There are plenty of personal, family-focused articles littered throughout the book, her children getting frequent mentions but little direct attention and each section beginning with a piece in which she harasses her husband. These can grate at times (especially the needy bedtime conversations with her husband – just let the man sleep!) but they give way to more enjoyable, relatable pieces on her hatred of a children’s television character, the necessity of alcohol in a parent’s life, and her refusal to make party bags.
While I enjoyed myself from page 50 onwards, it took a while for me to warm to Moran herself. She is opinionated and I loved that but her glibness, though thoroughly entertaining, can create a distance between her and the reader. When she finally got serious, it brought me up short. She mentions her large family and impoverished youth in Wolverhampton frequently but generally handles the subject humourously. It is not until she addresses proposed benefits cuts by the Coalition government that she discusses the sober realities of growing up poor:
What’s it like, being on benefits? Being on Disability Benefits – ‘I’ve had a hard day’s limping, to put that tea on the table!’ my dad would say, as we sat down to eat something based around a lot of potatoes, and ketchup.
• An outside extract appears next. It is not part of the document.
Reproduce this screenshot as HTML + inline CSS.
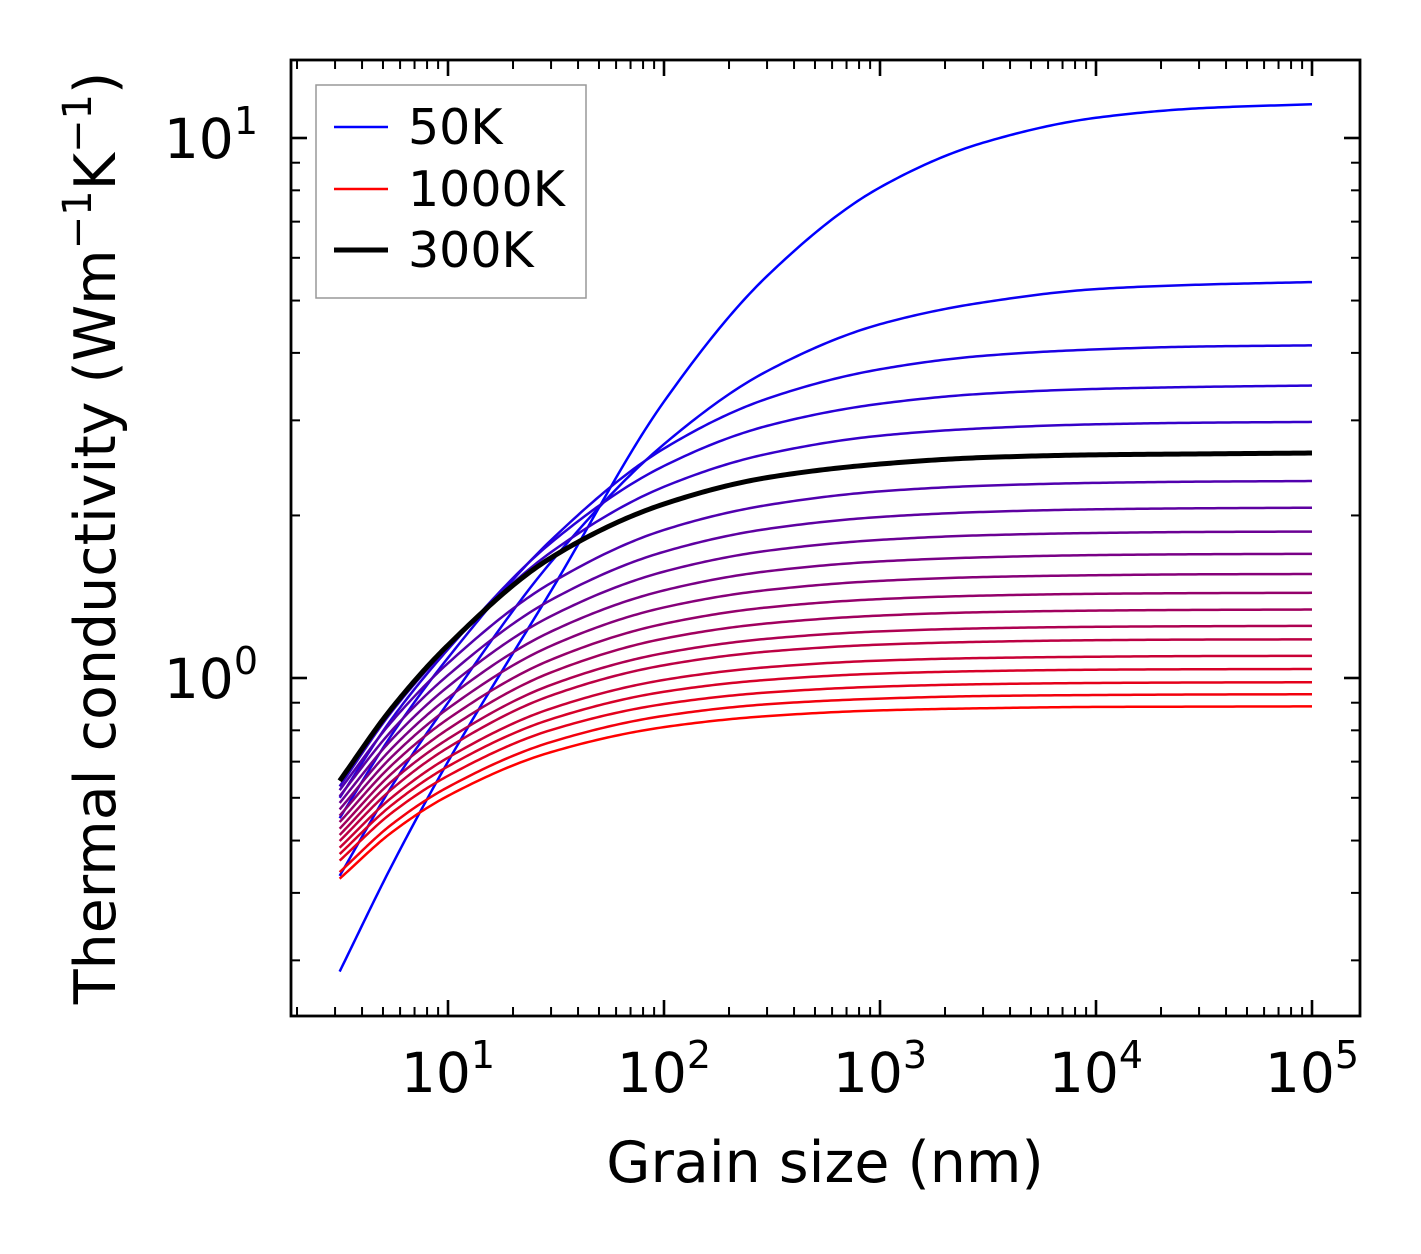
<!DOCTYPE html>
<html><head><meta charset="utf-8"><style>
html,body{margin:0;padding:0;background:#fff;}
svg{display:block;font-family:"DejaVu Sans","Liberation Sans",sans-serif;}
</style></head><body>
<svg id="chart" width="1421" height="1254" viewBox="0 0 1421 1254" xmlns="http://www.w3.org/2000/svg">
<rect width="1421" height="1254" fill="#fff"/>
<g id="curves"></g>
<g id="axes"></g>
<text x="825" y="1182" font-size="57" text-anchor="middle">Grain size (nm)</text>
<text transform="translate(115,538) rotate(-90)" font-size="57" text-anchor="middle">Thermal conductivity (Wm<tspan font-size="40" dy="-24">−1</tspan><tspan dy="24">K</tspan><tspan font-size="40" dy="-24">−1</tspan><tspan dy="24">)</tspan></text>
<g>
<rect x="316" y="85" width="270" height="213" fill="#fff" stroke="#999" stroke-width="1.5"/>
<g><line x1="334" y1="127" x2="388" y2="127" stroke="#0000ff" stroke-width="2.5"/><text x="408" y="144" font-size="49">50K</text></g>
<g><line x1="334" y1="189" x2="388" y2="189" stroke="#ff0000" stroke-width="2.5"/><text x="408" y="206" font-size="49">1000K</text></g>
<g><line x1="334" y1="250" x2="388" y2="250" stroke="#000" stroke-width="5"/><text x="408" y="267" font-size="49">300K</text></g>
</g>
</svg>
<script>
const grainSizes = [3.15, 5.5, 10, 30, 100, 300, 1000, 3000, 10000, 30000, 100000];
const temperatures = [50,100,150,200,250,300,350,400,450,500,550,600,650,700,750,800,850,900,950,1000];
const k50 = [0.286, 0.45, 0.70, 1.45, 3.25, 5.55, 8.10, 9.80, 10.90, 11.35, 11.55];
const k100 = [0.43, 0.631, 0.90, 1.64, 2.71, 3.70, 4.52, 4.96, 5.25, 5.35, 5.41];
const k150 = [0.55, 0.786, 1.09, 1.80, 2.66, 3.29, 3.73, 3.95, 4.06, 4.11, 4.13];
const k200 = [0.60, 0.841, 1.13, 1.78, 2.47, 2.93, 3.22, 3.36, 3.43, 3.46, 3.48];
const k250 = [0.63, 0.867, 1.14, 1.71, 2.26, 2.60, 2.81, 2.90, 2.95, 2.97, 2.98];
const k300 = [0.645, 0.88, 1.15, 1.67, 2.10, 2.35, 2.49, 2.56, 2.59, 2.60, 2.61];
const k350 = [0.620, 0.831, 1.065, 1.50, 1.88, 2.09, 2.216, 2.27, 2.298, 2.31, 2.316];
const k400 = [0.604, 0.800, 1.012, 1.395, 1.713, 1.888, 1.987, 2.03, 2.053, 2.062, 2.067];
const k450 = [0.587, 0.770, 0.964, 1.302, 1.574, 1.720, 1.802, 1.838, 1.856, 1.864, 1.867];
const k500 = [0.571, 0.741, 0.919, 1.219, 1.453, 1.576, 1.644, 1.673, 1.689, 1.695, 1.698];
const k550 = [0.556, 0.715, 0.878, 1.147, 1.351, 1.455, 1.513, 1.538, 1.550, 1.556, 1.558];
const k600 = [0.541, 0.690, 0.840, 1.081, 1.260, 1.351, 1.400, 1.421, 1.432, 1.436, 1.438];
const k650 = [0.526, 0.666, 0.804, 1.024, 1.183, 1.262, 1.305, 1.324, 1.333, 1.337, 1.339];
const k700 = [0.512, 0.644, 0.771, 0.971, 1.112, 1.182, 1.220, 1.236, 1.244, 1.247, 1.249];
const k750 = [0.499, 0.623, 0.743, 0.928, 1.056, 1.119, 1.153, 1.167, 1.175, 1.178, 1.179];
const k800 = [0.485, 0.601, 0.712, 0.878, 0.992, 1.047, 1.077, 1.089, 1.095, 1.098, 1.099];
const k850 = [0.472, 0.582, 0.686, 0.839, 0.943, 0.992, 1.019, 1.030, 1.036, 1.038, 1.039];
const k900 = [0.459, 0.563, 0.659, 0.801, 0.895, 0.940, 0.964, 0.974, 0.979, 0.981, 0.982];
const k950 = [0.437, 0.536, 0.628, 0.761, 0.851, 0.894, 0.916, 0.926, 0.930, 0.932, 0.933];
const k1000 = [0.425, 0.518, 0.605, 0.729, 0.811, 0.850, 0.871, 0.879, 0.884, 0.885, 0.886];
const series = [k50,k100,k150,k200,k250,k300,k350,k400,k450,k500,k550,k600,k650,k700,k750,k800,k850,k900,k950,k1000];
const xTickLabels = ["1","2","3","4","5"];
const yTickLabels = ["0","1"];

const NS = "http://www.w3.org/2000/svg";
const X0 = 291, X1 = 1360, Y0 = 60, Y1 = 1016;
const xLogMin = 1 + (X0 - 448) / 216, xLogMax = 1 + (X1 - 448) / 216;
const yLogMin = -(Y1 - 678) / 540, yLogMax = (678 - Y0) / 540;
function xs(v){ return X0 + (Math.log10(v) - xLogMin) / (xLogMax - xLogMin) * (X1 - X0); }
function ys(v){ return Y1 - (Math.log10(v) - yLogMin) / (yLogMax - yLogMin) * (Y1 - Y0); }

function monotone(xv, yv, n){
  const m = xv.length, d = [], t = [];
  for (let i=0;i<m-1;i++) d.push((yv[i+1]-yv[i])/(xv[i+1]-xv[i]));
  t[0]=d[0]; t[m-1]=d[m-2];
  for (let i=1;i<m-1;i++) {
    if (d[i-1]*d[i] <= 0) { t[i]=0; continue; }
    const h0 = xv[i]-xv[i-1], h1 = xv[i+1]-xv[i];
    const w1 = 2*h1+h0, w2 = h1+2*h0;
    t[i] = (w1+w2)/(w1/d[i-1]+w2/d[i]);
  }
  const pts=[];
  for (let i=0;i<m-1;i++){ const h=xv[i+1]-xv[i];
    for (let j=0;j<n;j++){ const u=j/n, h00=2*u*u*u-3*u*u+1, h10=u*u*u-2*u*u+u, h01=-2*u*u*u+3*u*u, h11=u*u*u-u*u;
      pts.push([xv[i]+u*h, h00*yv[i]+h10*h*t[i]+h01*yv[i+1]+h11*h*t[i+1]]); } }
  pts.push([xv[m-1], yv[m-1]]);
  return pts;
}

const curves = document.getElementById('curves');
const lx = grainSizes.map(v=>Math.log10(v));
let blackPath = null;
series.forEach((vals, i) => {
  const pts = monotone(lx, vals.map(v=>Math.log10(v)), 30);
  const d = pts.map((p,j)=>(j?'L':'M')+xs(Math.pow(10,p[0])).toFixed(2)+','+ys(Math.pow(10,p[1])).toFixed(2)).join('');
  const path = document.createElementNS(NS,'path');
  path.setAttribute('d', d);
  path.setAttribute('fill','none');
  path.setAttribute('stroke-linejoin','round');
  const f = i/(series.length-1);
  const isBlack = temperatures[i] === 300;
  path.setAttribute('stroke', isBlack ? '#000' : 'rgb('+Math.round(255*f)+',0,'+Math.round(255*(1-f))+')');
  path.setAttribute('stroke-width', isBlack ? 5 : 2.5);
  
  
  if (isBlack) blackPath = path; else curves.appendChild(path);
});
if (blackPath) curves.appendChild(blackPath);

const axes = document.getElementById('axes');
function line(x1,y1,x2,y2,w){ const l=document.createElementNS(NS,'line');
  l.setAttribute('x1',x1);l.setAttribute('y1',y1);l.setAttribute('x2',x2);l.setAttribute('y2',y2);
  l.setAttribute('stroke','#000');l.setAttribute('stroke-width',w);
  
  
  axes.appendChild(l); }
for (let e=0;e<=5;e++) for (let m=1;m<=9;m++){
  const v=m*Math.pow(10,e), x=xs(v); if (x<X0||x>X1) continue;
  const L = m===1?16:9, w = m===1?2.6:2;
  line(x,Y1,x,Y1-L,w); line(x,Y0,x,Y0+L,w);
}
for (let e=-1;e<=1;e++) for (let m=1;m<=9;m++){
  const v=m*Math.pow(10,e), y=ys(v); if (y<Y0||y>Y1) continue;
  const L = m===1?16:9, w = m===1?2.6:2;
  line(X0,y,X0+L,y,w); line(X1,y,X1-L,y,w);
}
const frame=document.createElementNS(NS,'rect');
frame.setAttribute('x',X0);frame.setAttribute('y',Y0);frame.setAttribute('width',X1-X0);frame.setAttribute('height',Y1-Y0);
frame.setAttribute('fill','none');frame.setAttribute('stroke','#000');frame.setAttribute('stroke-width',2.8);


axes.appendChild(frame);

xTickLabels.forEach((lab)=>{
  const t=document.createElementNS(NS,'text');
  t.setAttribute('x', xs(Math.pow(10, Number(lab))));
  t.setAttribute('y', 1092);
  t.setAttribute('font-size', 55);
  t.setAttribute('text-anchor','middle');
  t.innerHTML = '10<tspan font-size="38" dy="-24">'+lab+'</tspan>';
  
  
  axes.appendChild(t);
});
yTickLabels.forEach((lab)=>{
  const t=document.createElementNS(NS,'text');
  t.setAttribute('x', 258);
  t.setAttribute('y', ys(Math.pow(10, Number(lab))) + 20);
  t.setAttribute('font-size', 55);
  t.setAttribute('text-anchor','end');
  t.innerHTML = '10<tspan font-size="38" dy="-24">'+lab+'</tspan>';
  
  
  axes.appendChild(t);
});
</script>
</body></html>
Well, mainly, you’re scared. You’re scared that the benefits will be frozen, or cut, or done away with completely. I don’t remember an age where I wasn’t scared our benefits would be taken away. It was an anxiety that felt like a physical presence, in my chest – a small, black, eyeless inset that hung off my ribs. Every Tory budget that announced a freezing of benefits – new means-testing, new grading – made the insect drill its face into the bone. They froze benefits for four years in a row, as I recall: ‘freezing’ being the news’s way of telling you that you – already poor – will be at the checkout, apologizing as you take jam and squash out of your bag, put them back on the shelves, and ask them to add it up again. Every week you fear that this is the week the pennies won’t stretch any further, and something will disappear: gas, food. Your home.
As much as I enjoy fun, chatty, informal Caitlin and am impressed by slightly serious Caitlin, resolutely serious Caitlin is formidable.
Despite a hesitant beginning, I loved this collection. It was a wonderfully thorough introduction to Moran – both as a person and as a writer – and the articles that touched on feminist topics have only made me more excited to read How to Be a Woman.